Shareholder resolutions filed at Southern Company by an advocacy group, As You Sow, and faith-based investor coalition, the Tri-State Coalition for Responsible Investment (“Tri-State CRI”) sent Southern Company’s Board and management a strong message: to reduce carbon asset risk and align its business with a “2 degrees” climate scenario, according to a press release.


Southern Company, which generates the third highest level of carbon dioxide of U.S. utilities, and uses the third highest level of coal, has been the subject of investor attention in recent years.


The shareholder resolutions received strong support from Southern Company investors:


One resolution, by As You Sow, would have required Southern Company to quantify and disclose its “carbon asset risk,” or the potential losses to shareholders from coal operations.

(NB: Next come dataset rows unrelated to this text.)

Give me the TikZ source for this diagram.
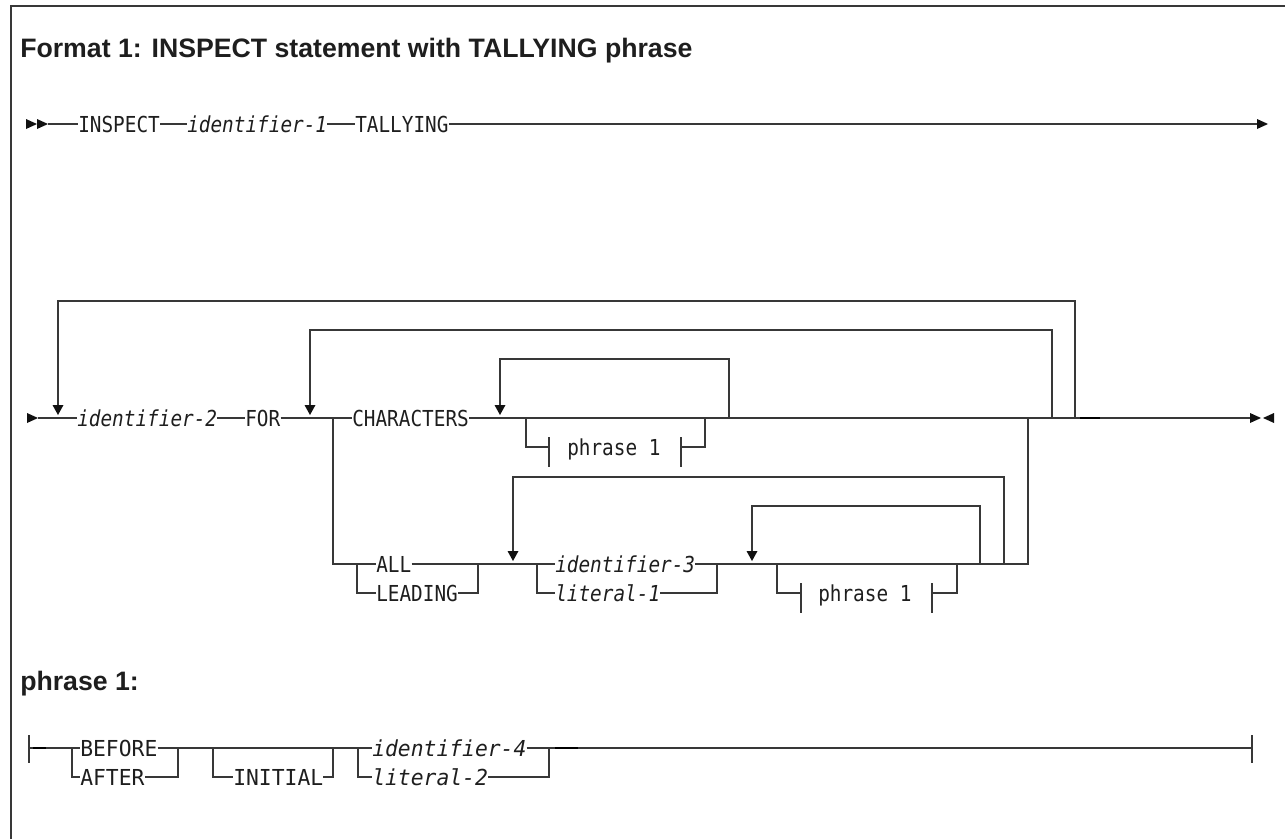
\documentclass[tikz,border=0pt]{standalone}
\usepackage{fontspec}
\setmainfont{Liberation Sans}
\newfontfamily\monof[FakeStretch=0.88]{DejaVu Sans Mono}
\newfontfamily\monow[FakeStretch=0.97]{DejaVu Sans Mono}
\definecolor{lncol}{HTML}{383838}
\definecolor{txtcol}{HTML}{1E1E1E}
\definecolor{tipcol}{HTML}{111111}
\newcommand\mkright[2]{\fill[tipcol] (#1,#2) ++(0,-5) -- ++(11,5) -- ++(-11,5) -- cycle;}
\newcommand\mkleft[2]{\fill[tipcol] (#1,#2) ++(0,-5) -- ++(-11,5) -- ++(11,5) -- cycle;}
\newcommand\mkdown[2]{\fill[tipcol] (#1,#2) ++(-5.5,-13) -- ++(11,0) -- ++(-5.5,10) -- cycle;}
\tikzset{
  ln/.style={line width=1.1pt, draw=lncol},
  frame/.style={line width=1.1pt, draw=lncol},
  kw/.style={font=\monof\fontsize{16.5pt}{18pt}\selectfont, inner xsep=0pt, inner ysep=0pt,
    text height=12pt, text depth=0pt, anchor=west, text=txtcol},
  var/.style={kw, font=\monof\itshape\fontsize{16.5pt}{18pt}\selectfont},
  kwb/.style={kw, font=\monow\fontsize{16.5pt}{18pt}\selectfont},
  varb/.style={kw, font=\monow\itshape\fontsize{16.5pt}{18pt}\selectfont},
  head/.style={font=\bfseries\fontsize{20pt}{24pt}\selectfont, anchor=base west, inner sep=0pt, text=txtcol},
  dark/.style={line width=1.6pt, draw=black},
}
\begin{document}
\begin{tikzpicture}[x=0.75pt,y=-0.75pt]
\useasboundingbox (0,0) rectangle (1285,839);
\draw[frame] (11,839) -- (11,6) -- (1285,6);

\node[head] (title) at (20,57) {Format 1: INSPECT statement with TALLYING phrase};

% ---------- line 1
\mkright{26}{124}
\mkright{37}{124}
\coordinate (L1s) at (48,124);
\node[kw] (ins) at (78,124) {INSPECT};
\node[var] (id1) at (187,124) {identifier-1};
\node[kw] (tal) at (355,124) {TALLYING};
\coordinate (L1e) at (1257,124);
\draw[ln] (L1s) -- (ins.west) (ins.east) -- (id1.west) (id1.east) -- (tal.west) (tal.east) -- (L1e);
\mkright{1257}{124}

% ---------- main line
\mkright{27}{418}
\coordinate (M0) at (38,418);
\node[var] (id2) at (77,418) {identifier-2};
\node[kw] (for) at (245,418) {FOR};
\node[kw] (chr) at (352,418) {CHARACTERS};
\coordinate (jB) at (333,418);
\coordinate (jP1) at (526,418);
\coordinate (jP1r) at (705,418);
\coordinate (jCr) at (729,418);
\coordinate (jAr) at (1028,418);
\coordinate (jFr) at (1052,418);
\coordinate (jOr) at (1075,418);
\coordinate (Mend) at (1250,418);
\draw[ln] (M0) -- (id2.west) (id2.east) -- (for.west) (for.east) -- (chr.west) (chr.east) -- (Mend);
\draw[dark] (1080,418) -- (1100,418);
\mkright{1250}{418}
\mkleft{1274}{418}

% outer loop
\coordinate (oA) at (58,405);
\coordinate (oR) at (1075,301);
\draw[ln] (oA) |- (oR) -- (jOr);
\mkdown{58}{418}
% FOR loop
\coordinate (fA) at (310,405);
\coordinate (fR) at (1052,330);
\draw[ln] (fA) |- (fR) -- (jFr);
\mkdown{310}{418}
% CHARACTERS loop
\coordinate (cA) at (500,405);
\coordinate (cR) at (729,359);
\draw[ln] (cA) |- (cR) -- (jCr);
\mkdown{500}{418}
% phrase 1 (a)
\coordinate (pa1) at (549,447);
\coordinate (pa2) at (681,447);
\node[kw] (ph1a) at (567,447) {phrase 1};
\draw[ln] (jP1) |- (pa1);
\draw[ln] (pa2) -| (jP1r);
\draw[ln] (549,437) -- (549,467);
\draw[ln] (681,437) -- (681,467);

% ---------- ALL / LEADING branch
\coordinate (jAd) at (333,564);
\coordinate (k1) at (357,564);
\node[kw] (all) at (376,564) {ALL};
\node[kw] (lead) at (376,593) {LEADING};
\coordinate (k2) at (478,564);
\coordinate (k3) at (537,564);
\node[var] (id3) at (555,564) {identifier-3};
\node[var] (lit1) at (555,593) {literal-1};
\coordinate (k4) at (717,564);
\coordinate (k5) at (777,564);
\coordinate (k6) at (957,564);
\coordinate (k7) at (980,564);
\coordinate (k8) at (1004,564);
\coordinate (k9) at (1028,564);
\draw[ln] (jB) -- (jAd) -- (all.west);
\draw[ln] (k1) |- (lead.west);
\draw[ln] (all.east) -- (k2);
\draw[ln] (lead.east) -| (k2);
\draw[ln] (k2) -- (id3.west);
\draw[ln] (k3) |- (lit1.west);
\draw[ln] (id3.east) -- (k4);
\draw[ln] (lit1.east) -| (k4);
\draw[ln] (k4) -- (k9) -- (jAr);
% ALL loop
\coordinate (aA) at (513,551);
\coordinate (aR) at (1004,477);
\draw[ln] (aA) |- (aR) -- (k8);
\mkdown{513}{564}
% inner loop
\coordinate (iA) at (752,551);
\coordinate (iR) at (980,506);
\draw[ln] (iA) |- (iR) -- (k7);
\mkdown{752}{564}
% phrase 1 (b)
\coordinate (pb1) at (801,593);
\coordinate (pb2) at (932,593);
\node[kw] (ph1b) at (818,593) {phrase 1};
\draw[ln] (k5) |- (pb1);
\draw[ln] (pb2) -| (k6);
\draw[ln] (801,583) -- (801,613);
\draw[ln] (932,583) -- (932,613);

% ---------- phrase 1 definition
\node[head] (ph) at (20,690) {phrase 1:};
\coordinate (b0) at (29,748);
\coordinate (b1) at (72,748);
\node[kwb] (bef) at (80,748) {BEFORE};
\node[kwb] (aft) at (80,777) {AFTER};
\coordinate (b2) at (178,748);
\coordinate (b3) at (213,748);
\node[kwb] (ini) at (233,777) {INITIAL};
\coordinate (b4) at (333,748);
\coordinate (b5) at (358,748);
\node[varb] (id4) at (372,748) {identifier-4};
\node[varb] (lit2) at (372,777) {literal-2};
\coordinate (b6) at (549,748);
\coordinate (bE) at (1252,748);
\draw[ln] (b0) -- (bef.west);
\draw[ln] (b1) |- (aft.west);
\draw[ln] (bef.east) -- (b2) -- (id4.west);
\draw[ln] (aft.east) -| (b2);
\draw[ln] (b3) |- (ini.west);
\draw[ln] (ini.east) -| (b4);
\draw[ln] (b5) |- (lit2.west);
\draw[ln] (id4.east) -- (b6);
\draw[ln] (lit2.east) -| (b6);
\draw[ln] (b6) -- (bE);
\draw[dark] (33,748) -- (46,748);
\draw[dark] (555,748) -- (578,748);
\draw[ln] (29,735) -- (29,763);
\draw[ln] (1252,735) -- (1252,763);
\end{tikzpicture}
\end{document}
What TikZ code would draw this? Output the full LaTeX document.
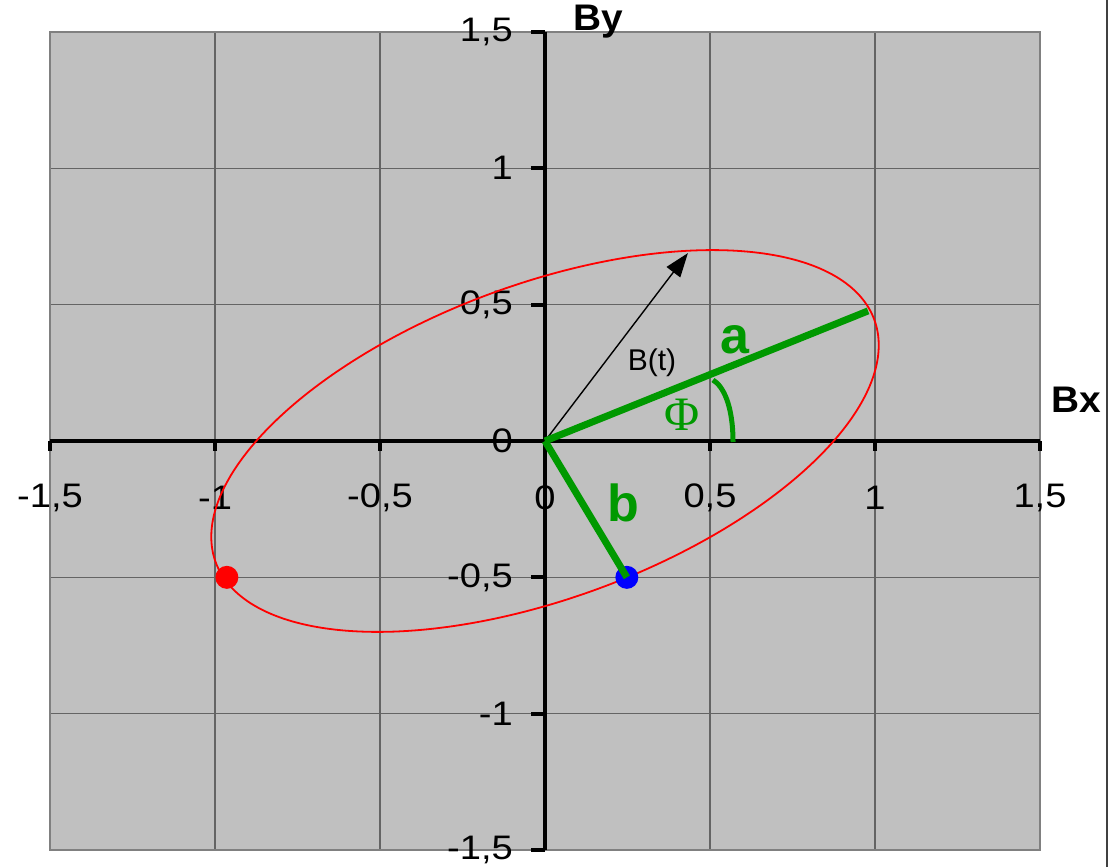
\documentclass[tikz,border=0pt]{standalone}
\usepackage{fontspec}
\setmainfont{Liberation Sans}
\newfontfamily\tickfont[FakeStretch=1.12]{Liberation Sans}
\newfontfamily\titlefont[FakeStretch=1.05]{Liberation Sans}
\newfontfamily\phifont{Liberation Serif}
\usetikzlibrary{arrows.meta}
\definecolor{plotgray}{RGB}{192,192,192}
\definecolor{bordergray}{RGB}{128,128,128}
\definecolor{gridgray}{RGB}{100,100,100}
\definecolor{framegray}{RGB}{64,64,64}
\definecolor{vecgreen}{RGB}{0,153,0}
\begin{document}
\begin{tikzpicture}[x=1pt,y=1pt,
  ticklabel/.style={font=\tickfont\fontsize{34}{34}\selectfont, inner sep=0pt},
  axistitle/.style={font=\titlefont\bfseries\fontsize{37}{37}\selectfont, inner sep=0pt},
  greenlabel/.style={text=vecgreen, font=\bfseries\fontsize{52}{52}\selectfont, inner sep=0pt},
  gridline/.style={gridgray, line width=1.4pt},
  axisline/.style={black, line width=4pt},
  vecline/.style={vecgreen, line width=7pt},
  dot/.style={circle, inner sep=0pt, minimum size=23pt}]
\useasboundingbox (0,0) rectangle (1115,867);
\draw[framegray, line width=2pt] (1107,0) -- (1107,867);
\begin{scope}[shift={(545,426)}, x=330pt, y=272.7pt]
  % plot area
  \fill[plotgray] (-1.5,-1.5) rectangle (1.5,1.5);
  \foreach \v in {-1,-0.5,0.5,1} {
    \draw[gridline] (\v,-1.5) -- (\v,1.5);
    \draw[gridline] (-1.5,\v) -- (1.5,\v);
  }
  \draw[bordergray, line width=2.5pt] (-1.5,-1.5) rectangle (1.5,1.5);
  % axes
  \coordinate (O) at (0,0);
  \coordinate (xl) at (-1.5,0);
  \coordinate (xr) at (1.5,0);
  \coordinate (yb) at (0,-1.5);
  \coordinate (yt) at (0,1.5);
  \draw[axisline] (xl) -- (xr);
  \draw[axisline] (yb) -- (yt);
  \foreach \v/\t [count=\i] in {-1.5/-1{,}5,-1/-1,-0.5/-0{,}5,0/0,0.5/0{,}5,1/1,1.5/1{,}5} {
    \draw[black, line width=4pt] (\v,0) -- ++(0,-10pt);
    \draw[black, line width=4pt] (0,\v) -- ++(-14pt,0);
    \node[ticklabel] (xt\i) at ([yshift=-57pt]\v,0) {\t};
    \node[ticklabel, anchor=east] (yt\i) at ([xshift=-32pt]0,\v) {\t};
  }
  % ellipse
  \draw[red, line width=1.8pt] plot[domain=0:360, samples=144, smooth cycle]
    ({0.98*cos(\x)+0.25*sin(\x)}, {0.49*cos(\x)-0.5*sin(\x)});
  % vectors
  \coordinate (Bt) at (0.433,0.689);
  \coordinate (A) at (0.979,0.477);
  \draw[black, line width=1.4pt, -{Triangle[length=24pt, width=17pt]}] (O) -- (Bt);
  \draw[vecline] (O) -- (A);
  \node[dot, fill=red] (rdot) at (-0.964,-0.5) {};
  \node[dot, fill=blue] (bdot) at (0.248,-0.5) {};
  \draw[vecline] (O) -- (bdot.center);
\end{scope}
% angle arc
\draw[vecgreen, line width=5pt] (713,487) .. controls (723,481) and (733,462) .. (733,425);
% labels
\node[axistitle] (by) at (598,845) {By};
\node[axistitle] (bx) at (1076,467) {Bx};
\node[font=\fontsize{30}{30}\selectfont, inner sep=0pt] (btl) at (652,504) {B(t)};
\node[greenlabel] (al) at (735,527) {a};
\node[greenlabel] (bl) at (623,364) {b};
\node[text=vecgreen, font=\phifont\fontsize{48}{48}\selectfont, inner sep=0pt] (phil) at (682,452) {Φ};
\end{tikzpicture}
\end{document}
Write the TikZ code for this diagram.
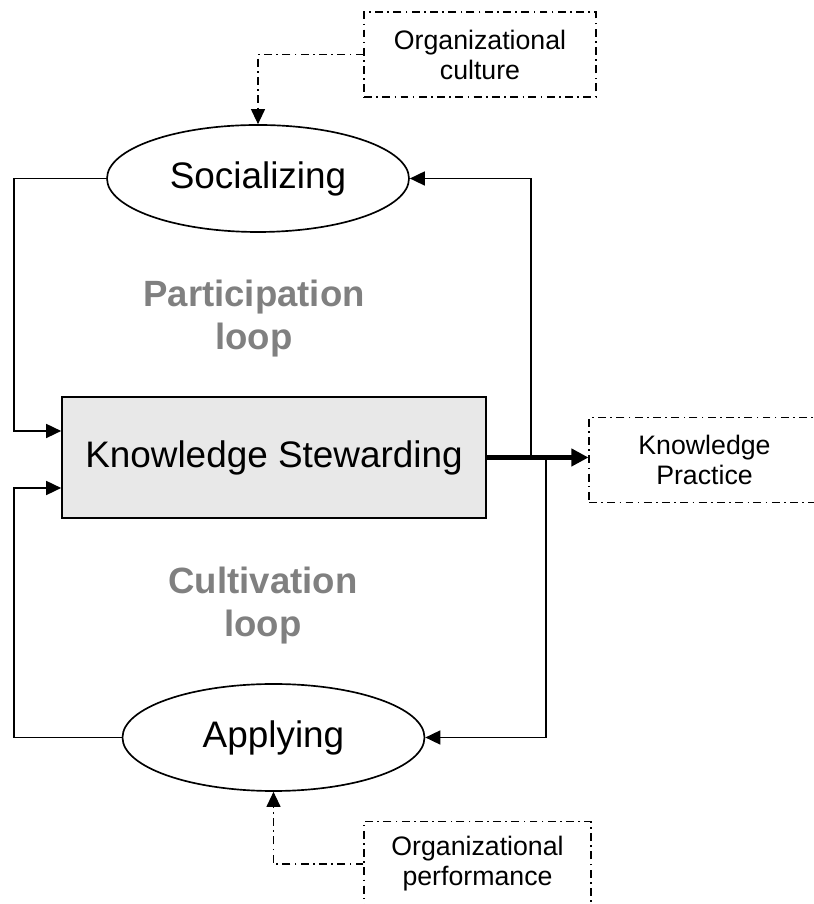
\documentclass[tikz,border=0pt]{standalone}
\usepackage{fontspec}
\setmainfont{Liberation Sans}
\usetikzlibrary{arrows.meta,calc,shapes.geometric}
\definecolor{loopgray}{HTML}{808080}
\definecolor{boxgray}{HTML}{E8E8E8}

\begin{document}
\begin{tikzpicture}[
		stage/.style={draw, line width=0.95pt, ellipse, minimum width=6.04cm, minimum height=2.14cm, inner sep=0pt, font=\fontsize{21}{25}\selectfont},
		steward/.style={draw, line width=0.95pt, fill=boxgray, minimum width=8.48cm, minimum height=2.42cm, font=\fontsize{21}{25}\selectfont},
		outer/.style={draw, line width=0.65pt, dash pattern=on 4.5pt off 2.5pt on 0.9pt off 2.5pt, minimum width=4.64cm, minimum height=1.7cm, align=center, font=\fontsize{15.2}{17.1}\selectfont},
		looplabel/.style={align=center, text=loopgray, font=\bfseries\fontsize{20.8}{24.5}\selectfont},
		flow/.style={line width=0.95pt, -{Triangle[length=0.3cm,width=0.28cm]}},
		infl/.style={line width=0.65pt, dash pattern=on 4.5pt off 2.5pt on 0.9pt off 2.5pt, -{Triangle[length=0.3cm,width=0.28cm]}},
		output/.style={line width=2.3pt, -{Triangle[length=0.34cm,width=0.34cm]}}
	]
		\useasboundingbox (0,0) rectangle (16.26,18.08);
		\node[stage] (soc) at (5.16,14.51) {Socializing};
		\node[stage] (app) at (5.47,3.33) {Applying};
		\node[steward] (ks) at (5.48,8.93) {Knowledge Stewarding};
		\node[outer] (culture) at (9.60,16.99) {Organizational\\culture};
		\node[outer, minimum width=4.62cm] (practice) at (14.09,8.88) {Knowledge\\Practice};
		\node[outer, minimum width=4.54cm] (performance) at (9.55,0.80) {Organizational\\performance};
		\node[looplabel] (partloop) at (5.08,11.70) {Participation\\loop};
		\node[looplabel] (cultloop) at (5.26,5.96) {Cultivation\\loop};
%
		\coordinate (lx) at (0.28,0);
		\coordinate (rtop) at (10.62,8.93);
		\coordinate (rbot) at (10.92,8.93);
%
		\draw[flow] (soc.west) -- (soc.west -| lx) |- ($(ks.west) + (0,0.53)$);
		\draw[flow] (app.west) -- (app.west -| lx) |- ($(ks.west) + (0,-0.61)$);
		\draw[flow] (rtop) |- (soc.east);
		\draw[flow] (rbot) |- (app.east);
		\draw[output] (ks.east) -- (ks.east -| practice.west);
		\draw[infl] (culture.west) -| (soc.north);
		\draw[infl] (performance.west) -| (app.south);
	\end{tikzpicture}
\end{document}
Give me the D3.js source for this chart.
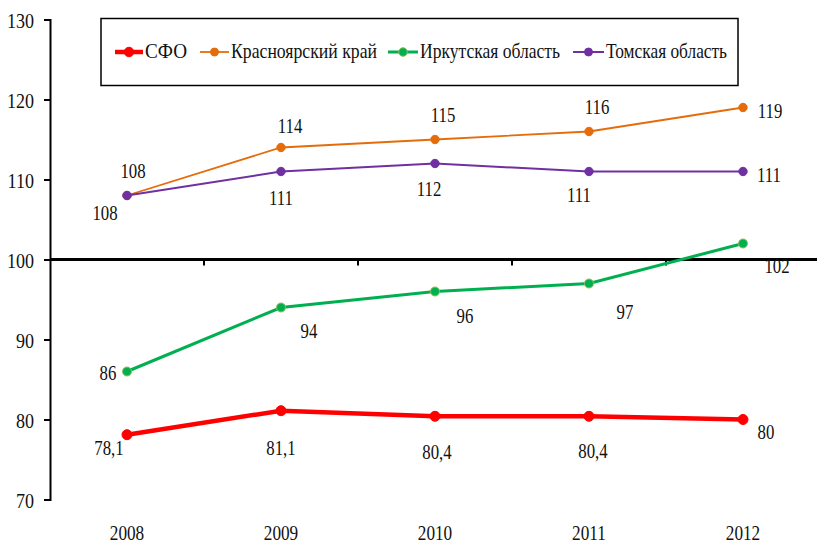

The resolution received preliminary results of 29 percent of shares voted in support, representing approximately 13 billion dollars in investor assets.


The Tri-State CRI resolution, filed by Sisters of Charity of St. Elizabeth, Sisters of St. Dominic of Caldwell, NJ, and nine institutions, requested that Southern Company disclose its strategy for aligning business operations with the internationally accepted goal of limiting global warming temperature increase to two degrees Celsius.


The resolution received 34 percent of shares voted in favor, representing approximately 15 billion dollars in investors’ assets.


If the planet warms two degree Celsius above the average temperature from before people started burning fossil fuels, climatologist predict possible catastrophic consequences.


“We hope to see more reporting on how they [Southern Company] plan to align the business with the globally accepted target of limiting warming to two degrees and the current disclosure they have is not consistent with Paris [Global Climate Accord] goals,” Mary Beth Gallagher, Associate Director, Tri-State CRI, told Atlanta Progressive News.


“We want to send the signal from the investment community that the Company needs to evolve in response to changes in policy, changes in technology, changes in customer and investors expectations,” Gallagher said.


“The concern is that they are not evolving quickly enough or increasing their renewable energy generation enough, and still depending on a significant amount of coal and natural gas,” Gallagher continued.


“We are encouraging more investment in renewable energy, wind generation and distributed energy generation to diversity the energy portfolio away from coal and natural gas,” Gallagher said.


“We hope this strong shareholder vote also sends a signal to state regulators and policymakers to show that investors want the Company to have space to be more innovative and to increase new energy generation.  Southern Company needs to be working in collaboration with the regulators in that direction,” Gallagher said.